The two constants above (1.178 and 1.98) govern how strongly a rating edge determines a match, and therefore how much is left to chance. Set too high, the model is over-confident; too low, under-confident. Rather than choose them by hand, I fit them to 24,787 international matches since 2000 by maximum likelihood, selecting the values under which the observed results are most probable. What the data imply about football's inherent randomness:
| Matchup (by rating) | Win | Draw | Lose |
|---|---|---|---|
| Even (50/50) | 34% | 32% | 34% |
| Slight edge (60%) | 46% | 30% | 24% |
| Clear favorite (70%) | 59% | 26% | 15% |
| Big favorite (80%) | 70% | 21% | 9% |
| Huge favorite (90%) | 81% | 15% | 5% |
The betting market is the best-calibrated single forecast available; it aggregates many participants with money at stake and updates quickly to news. Two markets are selectable above the slider, a sportsbook futures board (ESPN) and the Kalshi exchange. Their implied prices sum to more than 100%; that margin (the vig, about 18% for the sportsbook but only 5% on the exchange) is removed first. The model is then calibrated by adjusting each team's rating until its simulated title odds match the chosen target.
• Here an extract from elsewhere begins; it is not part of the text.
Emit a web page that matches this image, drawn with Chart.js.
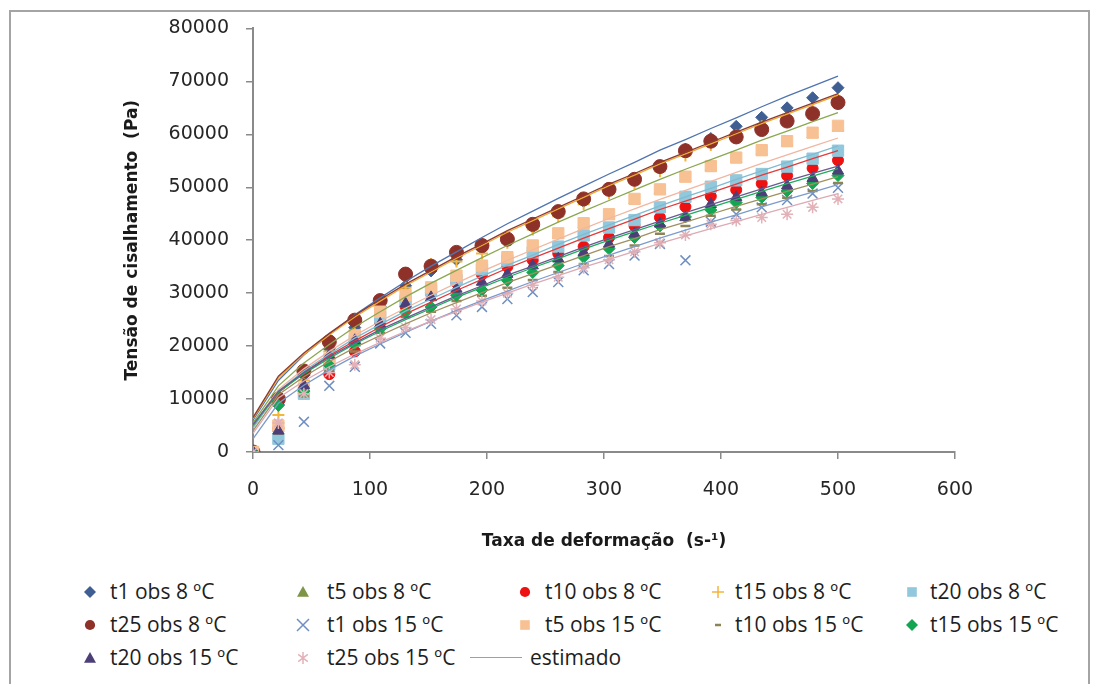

The slider sets the blend. At 0% the forecast is the pure Elo model, free to diverge from the market; at 100% it is the market alone. The default of 85% market / 15% model leans on the market, historically the stronger single forecast, while retaining the model as a hedge.
Reproduce: python3 run.py,
python3 fit_variance.py, python3 backtest.py.